In migliaia ai funerali di Giulia Cecchettin, il vescovo: “Mai più atti di abuso”

In migliaia ai funerali di Giulia Cecchettin, il vescovo: "Mai più atti di abuso"

Oggi è il giorno dei funerali di Giulia Cecchettin: fin dal mattino migliaia di persone sono arrivate a Padova e dalle 8.30 sono stati aperti i varchi di polizia per l’ingresso. “Essere qui è un dovere morale“, dice una delle ragazze in fila circondata da persone di ogni età che nonostante il freddo e la diretta televisiva hanno scelto di essere presenti. I funerali sono stati organizzati nella basilica di Santa Giustina e sono state contate circa 10mila persone all’esterno della chiesa, per quelle che vengono considerate delle esequie quasi di Stato. In chiesa, ci sono le corone funebri del presidente della Repubblica, della presidente del Consiglio dei Ministri e dei presidenti di Camera e Senato. Presente in basilica, invece, il ministro della Giustizia, Carlo Nordio, che al termine della cerimonia ha abbracciato e stretto la mano di papà Gino.

Il messaggio di Mattarella

presidente della Repubblica non era oggi a Padova per le esequie della ragazza ma ha inviato una corona di fiori. Nel corso del suo discorso in occasione del centenario per la “Stella al merito” ha però rivolto un pensiero a Giulia: “Il valore e il rispetto della vita vanno riaffermati in ogni ambito e va ribadito con forza in questo momento in cui sono in corso i funerali di Giulia Cecchettin“.

L’arrivo del feretro

Il feretro della ragazza è arrivato in chiesa poco prima delle 11 all’interno di una bara bianca ricoperta di rose dello stesso colore. È stato accolto dagli applausi scroscianti che hanno rotto il silenzio pesante che fino a quel momento aveva avvolto la chiesa e il sagrato. Un applauso per Giulia ma anche per la sua famiglia, che la accompagna in questo ultimo viaggio, nel giorno del dolore e dell’estremo saluto. In chiesa ci sono 1200 persone, oltre 10mila all’esterno. Il papà e il fratello di Giulia sono entrati in chiesa al seguito del feretro con il fiocco rosso simbolo della lotta contro la violenza sulle donne.
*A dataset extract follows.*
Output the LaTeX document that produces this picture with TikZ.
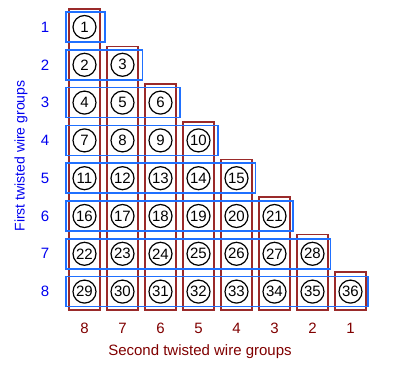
\documentclass[tikz,border=0pt]{standalone}
\usepackage{fontspec}
\setmainfont{Liberation Sans}
\usetikzlibrary{positioning}
\definecolor{rowC}{HTML}{0000F0}
\definecolor{colC}{HTML}{800000}
\definecolor{rowBoxC}{HTML}{1F70FF}
\definecolor{colBoxC}{HTML}{9A2A2A}

\begin{document}
\begin{tikzpicture}[x=1pt,y=-1pt,font=\fontsize{15}{17}\selectfont,
  colbox/.style={draw=colBoxC,line width=1.6pt},
  rowbox/.style={draw=rowBoxC,line width=1.6pt},
  pair/.style={circle,draw=black,line width=1.2pt,minimum size=23pt,inner sep=0pt}]
  \useasboundingbox (0,0) rectangle (400,372);

  % columns: second twisted wire groups
  \foreach \j in {1,...,8}{
    \pgfmathsetmacro{\xl}{69+38*(\j-1)}
    \pgfmathsetmacro{\yt}{9+37.6*(\j-1)}
    \draw[colbox] (\xl,\yt) rectangle ({\xl+31},310);
    \pgfmathtruncatemacro{\lab}{9-\j}
    \node[colC] (c\j) at ({\xl+15.5},328) {\lab};
  }

  % rows: first twisted wire groups
  \foreach \i in {1,...,8}{
    \pgfmathsetmacro{\yt}{12+37.8*(\i-1)}
    \draw[rowbox] (66,\yt) rectangle ({105+37.6*(\i-1)},{\yt+30});
    \node[rowC] (r\i) at (45,{\yt+15}) {\i};
  }

  % numbered pairs
  \foreach \i in {1,...,8}{
    \foreach \j in {1,...,\i}{
      \pgfmathtruncatemacro{\k}{\i*(\i-1)/2+\j}
      \node[pair] (p\k) at ({84.5+38*(\j-1)},{27+37.8*(\i-1)}) {\k};
    }}

  % axis titles
  \node[rowC,rotate=90,font=\fontsize{14}{16}\selectfont] (rowtitle) at (21,156) {First twisted wire groups};
  \node[colC] (coltitle) at (200,352) {Second twisted wire groups};
\end{tikzpicture}
\end{document}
La sorella Elena, invece, è entrata da un ingresso laterale.

L’omelia

Non avremmo voluto vedere quello che i nostri occhi hanno visto né avremmo voluto ascoltare quello che abbiamo appreso nella tarda mattinata di sabato 18 novembre. Per sette lunghi giorni avevamo atteso, desiderato e sperato di vedere e sentire cose diverse. Ed invece ora siamo qui, in molti, con gli occhi, anche quelli del cuore, pieni di lacrime e con gli orecchi bisognosi di essere dischiusi ad un ascolto nuovo“, ha detto Claudio Cipolla, vescovo di Padova, nel corso dell’omelia. Il modo in cui si è conclusa la vicenda, ha aggiunto il prelato, lascia “amarezza, tristezza, a tratti anche rabbia ma quanto abbiamo vissuto ha reso evidente anche il desiderio di trasformare il dolore in impegno per l’edificazione di una società e un mondo migliori“.
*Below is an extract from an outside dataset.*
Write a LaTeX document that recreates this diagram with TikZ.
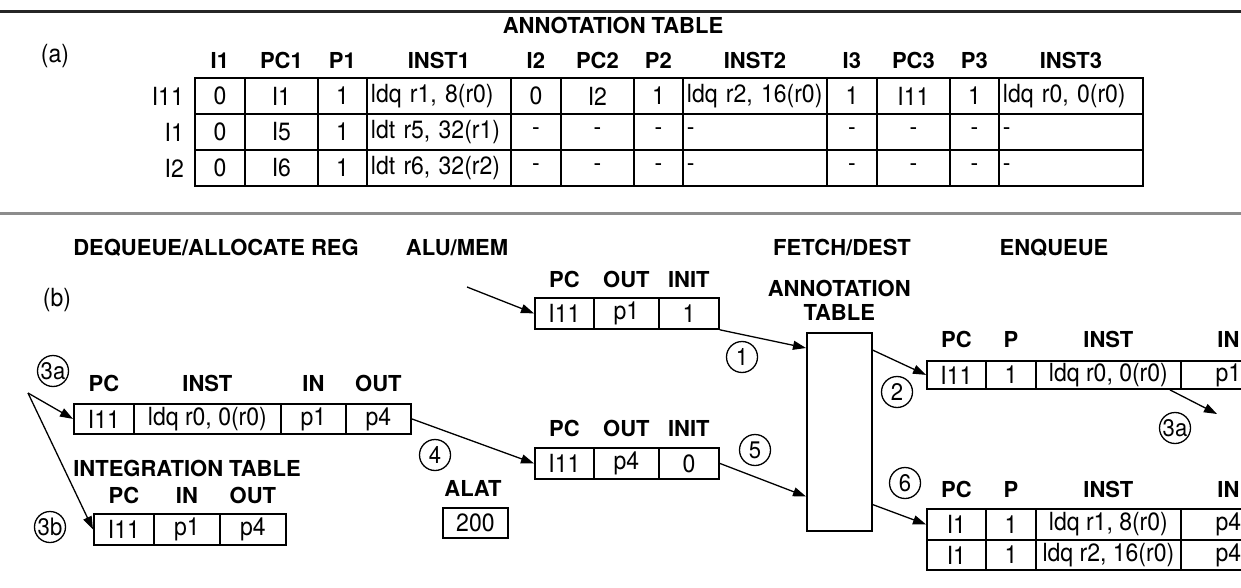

Nella sua omelia, il vescovo ha dedicato un passaggio anche all’assassino di Giulia e ai suoi genitori, per i quali gli stessi familiari della ragazza nei giorni scorsi hanno speso parole distensive: “Donaci, Signore, anche la pace del cuore, del mio cuore e del cuore di tutti i presenti, Chiediamo la pace del cuore anche per Filippo e la sua famiglia“. Quindi, l’ invocazione al bene e alla pace: “Non possiamo più consentire atti di sopraffazione e di abuso, per questo abbiamo bisogno di concorrere per riuscire a trasformare quella cultura che li rende possibili“.

L’ultimo saluto a Giulia

Per la giornata odierna, le bandiere di tutta la regione Veneto sono state tenute a mezz’asta. In segno di rispetto nei confronti della ragazza, che si sarebbe dovuta laureare in ingegneria biomedica pochi giorni dopo l’uccisione da parte di Turetta, il magnifico rettore dell’Università Bo di Padova ha disposto la sospensione delle lezioni fino alle ore 14. Molti gli studenti in Prato della Valle per assistere alla messa dai maxi schermi. All’esterno, invece, si continua a parlare di patriarcato: “La morte di Giulia è stato un evento spartiacque che ha portato ad un aumento del senso di responsabilità collettiva. Se siamo riusciti a portare in tv i temi del patriarcato e della cultura dello stupro, vuol dire che qualcosa si è mosso“. Così Emma Ruzzon, di Udu Padova.